Rising to the challenges, Chelsea is convinced Elizabeth Bennet, in the same circumstance, would first have tea, followed by a brisk walk in the countryside; and then perhaps, sit down upon her trunks, amidst hat boxes and satchels, and write a heartfelt letter to someone she could trust with her sentiments.
Oh wait, is that the sound of rain? Mrs. Bennet would consider rain and this undeniably unique situation, an opportunity for romance from the very gates of Providence! Chin up, Chelsea girl!

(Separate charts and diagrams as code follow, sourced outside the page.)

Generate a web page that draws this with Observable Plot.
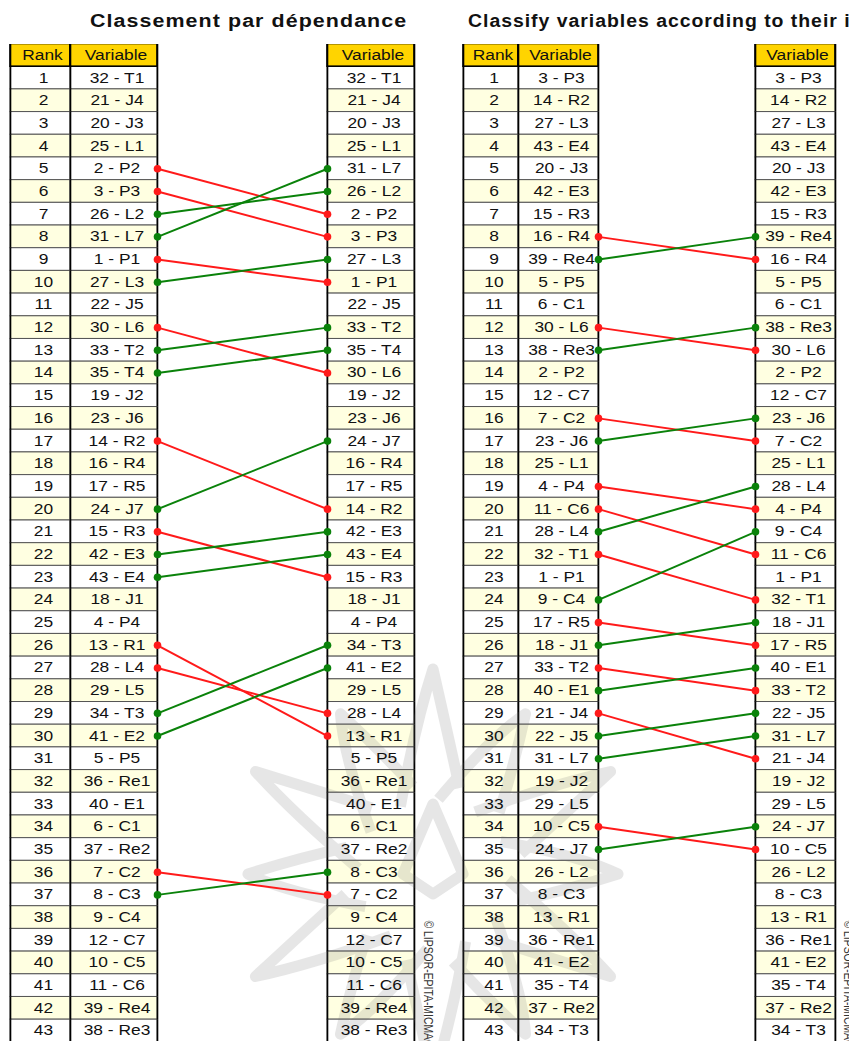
<!DOCTYPE html>
<html><head><meta charset="utf-8">
<script src="https://cdn.jsdelivr.net/npm/d3@7"></script>
<script src="https://cdn.jsdelivr.net/npm/@observablehq/plot@0.6"></script>
<style>
body{margin:0;background:#fff;width:849px;height:1041px;overflow:hidden;font-family:"Liberation Sans",Arial,sans-serif;}
#head{position:relative;height:44px;}
.title{position:absolute;top:11px;font-weight:bold;font-size:18px;letter-spacing:0.9px;white-space:nowrap;transform-origin:left center;color:#111;}
#chart svg{display:block;}
</style></head><body>
<div id="head"><div class="title" id="t1" style="left:90px;transform:scaleX(1.19)"></div><div class="title" id="t2" style="left:468px;transform:scaleX(1.08)"></div></div>
<div id="chart"></div>
<script>
// ---- data ----
const ranks = d3.range(1, 44);
const headerRank = "Rank";
const headerVar = "Variable";
const titles = ["Classement par dépendance", "Classify variables according to their influence"];
const copyright = "© LIPSOR-EPITA-MICMAC";

const depBefore = ["32 - T1","21 - J4","20 - J3","25 - L1","2 - P2","3 - P3","26 - L2","31 - L7","1 - P1","27 - L3",
  "22 - J5","30 - L6","33 - T2","35 - T4","19 - J2","23 - J6","14 - R2","16 - R4","17 - R5","24 - J7",
  "15 - R3","42 - E3","43 - E4","18 - J1","4 - P4","13 - R1","28 - L4","29 - L5","34 - T3","41 - E2",
  "5 - P5","36 - Re1","40 - E1","6 - C1","37 - Re2","7 - C2","8 - C3","9 - C4","12 - C7","10 - C5",
  "11 - C6","39 - Re4","38 - Re3"];
const depAfter = ["32 - T1","21 - J4","20 - J3","25 - L1","31 - L7","26 - L2","2 - P2","3 - P3","27 - L3","1 - P1",
  "22 - J5","33 - T2","35 - T4","30 - L6","19 - J2","23 - J6","24 - J7","16 - R4","17 - R5","14 - R2",
  "42 - E3","43 - E4","15 - R3","18 - J1","4 - P4","34 - T3","41 - E2","29 - L5","28 - L4","13 - R1",
  "5 - P5","36 - Re1","40 - E1","6 - C1","37 - Re2","8 - C3","7 - C2","9 - C4","12 - C7","10 - C5",
  "11 - C6","39 - Re4","38 - Re3"];
const inflBefore = ["3 - P3","14 - R2","27 - L3","43 - E4","20 - J3","42 - E3","15 - R3","16 - R4","39 - Re4","5 - P5",
  "6 - C1","30 - L6","38 - Re3","2 - P2","12 - C7","7 - C2","23 - J6","25 - L1","4 - P4","11 - C6",
  "28 - L4","32 - T1","1 - P1","9 - C4","17 - R5","18 - J1","33 - T2","40 - E1","21 - J4","22 - J5",
  "31 - L7","19 - J2","29 - L5","10 - C5","24 - J7","26 - L2","8 - C3","13 - R1","36 - Re1","41 - E2",
  "35 - T4","37 - Re2","34 - T3"];
const inflAfter = ["3 - P3","14 - R2","27 - L3","43 - E4","20 - J3","42 - E3","15 - R3","39 - Re4","16 - R4","5 - P5",
  "6 - C1","38 - Re3","30 - L6","2 - P2","12 - C7","23 - J6","7 - C2","25 - L1","28 - L4","4 - P4",
  "9 - C4","11 - C6","1 - P1","32 - T1","18 - J1","17 - R5","40 - E1","33 - T2","22 - J5","31 - L7",
  "21 - J4","19 - J2","29 - L5","24 - J7","10 - C5","26 - L2","8 - C3","13 - R1","36 - Re1","41 - E2",
  "35 - T4","37 - Re2","34 - T3"];

document.getElementById("t1").textContent = titles[0];
document.getElementById("t2").textContent = titles[1];

// ---- layout / style ----
const panels = [
  {before: depBefore, after: depAfter, c: [10, 70, 157, 327, 414], wm: 423.5},
  {before: inflBefore, after: inflAfter, c: [463, 518, 598, 755, 835], wm: 843}
];
const GOLD = "#FFD400", PALE = "#FFFFE1", WHITE = "#FFFFFF";
const RED = "#FF1A1A", GREEN = "#0A820A";

const rowKeys = ["H", ...ranks.map(String)];
const headCells = [], bodyCells = [], vlines = [], links = [], ends = [];
for (const p of panels) {
  const [a, b, c, d, e] = p.c;
  headCells.push({x1: a, x2: b, row: "H", text: headerRank},
                 {x1: b, x2: c, row: "H", text: headerVar},
                 {x1: d, x2: e, row: "H", text: headerVar});
  ranks.forEach((r, i) => {
    const fill = r % 2 === 0 ? PALE : WHITE;
    bodyCells.push({x1: a, x2: b, row: String(r), text: String(r), fill},
                   {x1: b, x2: c, row: String(r), text: p.before[i], fill},
                   {x1: d, x2: e, row: String(r), text: p.after[i], fill});
  });
  for (const k of rowKeys) for (const x of [a, b, c, d, e]) vlines.push({x, row: k});
  p.before.forEach((v, i) => {
    const j = p.after.indexOf(v);
    if (j !== i) {
      const color = j > i ? RED : GREEN;
      links.push({xa: c, xb: d, ya: String(i + 1), yb: String(j + 1), color});
      ends.push({x: c, row: String(i + 1), color}, {x: d, row: String(j + 1), color});
    }
  });
}

const H = 1041 - 44;
// faint decorative watermark (ornament behind the bottom of the tables)
const watermarkLogo = () => {
  const g = d3.create("svg:g").attr("opacity", 0.17).attr("fill", "none").attr("stroke", "#6f6f6f")
    .attr("stroke-width", 11).attr("stroke-linejoin", "round");
  const cx = 433, cy = 830;
  const P = (ang, rad) => [cx + rad * Math.cos(ang), cy + rad * Math.sin(ang)];
  for (let k = 0; k < 12; k++) {
    const a = -Math.PI / 2 + k * Math.PI / 6;
    const R = k % 2 === 0 ? 205 : 185;
    const tip = P(a, R);
    const l = P(a - 0.45, 75), rr = P(a + 0.3, 90);
    const m1 = P(a - 0.12, 150), m2 = P(a + 0.12, 135);
    g.append("path").attr("d", `M${l}Q${m1} ${tip}Q${m2} ${rr}`);
  }
  g.append("path").attr("d", `M${P(-Math.PI/2, 70)}L${P(0, 30)}L${P(Math.PI/2, 20)}L${P(Math.PI, 30)}Z`);
  return g.node();
};

const chart = Plot.plot({
  width: 849,
  height: H,
  margin: 0,
  x: {domain: [0, 849], range: [0, 849], axis: null},
  y: {type: "band", domain: rowKeys, range: [-0.5, 44 * 22.69 - 0.5], padding: 0, axis: null},
  color: {type: "identity"},
  style: {fontFamily: "'Liberation Sans', Arial, sans-serif", fontSize: "14px", background: "transparent"},
  marks: [
    Plot.barX(bodyCells, {x1: "x1", x2: "x2", y: "row", fill: "fill", stroke: "#555", strokeWidth: 1}),
    Plot.barX(headCells, {x1: "x1", x2: "x2", y: "row", fill: GOLD, stroke: "#000", strokeWidth: 1.6}),
    Plot.tickX(vlines, {x: "x", y: "row", stroke: "#000", strokeWidth: 1.6}),
    watermarkLogo,
    Plot.text(headCells, {x: d => (d.x1 + d.x2) / 2, y: "row", text: "text", dx: 2, fill: "#111"}),
    Plot.text(bodyCells, {x: d => (d.x1 + d.x2) / 2, y: "row", text: "text", dx: 3, fill: "#111"}),
    Plot.link(links, {x1: "xa", x2: "xb", y1: "ya", y2: "yb", stroke: "color", strokeWidth: 2}),
    Plot.dot(ends, {x: "x", y: "row", fill: "color", r: 3.8}),
    Plot.text(panels, {x: "wm", text: () => copyright, frameAnchor: "bottom", rotate: 90, textAnchor: "end",
      dy: 6, fontSize: 12, fill: "#333"})
  ]
});
document.getElementById("chart").append(chart);
chart.querySelectorAll("text").forEach(t => {
  if (t.textContent.startsWith("©")) {
    t.setAttribute("textLength", "127");
  } else {
    const L = t.getComputedTextLength();
    t.setAttribute("textLength", (L * 1.24).toFixed(1));
  }
  t.setAttribute("lengthAdjust", "spacingAndGlyphs");
});
</script>
</body></html>
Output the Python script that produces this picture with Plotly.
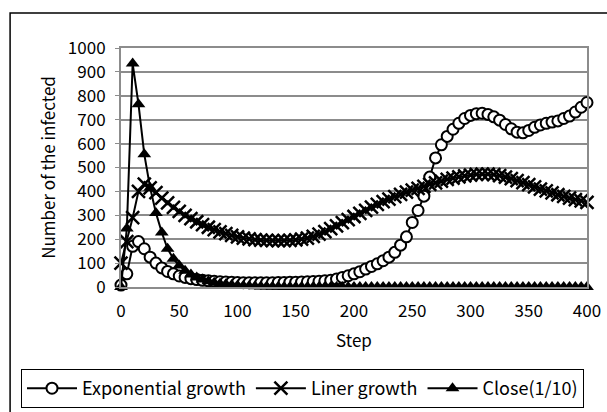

Lisa M. Prysock is the author of more than seventeen novels, including a devotional. She enjoys sharing her faith in Christ with readers. A fan of Austen herself, she hopes readers will enjoy this STAND ALONE from 'The Lydia Collection' about a hopelessly romantic Austen fan and woman of courageous faith. Married to her husband for more than twenty years, Lisa genuinely believes that in every good husband, there is a Darcy hero in there somewhere.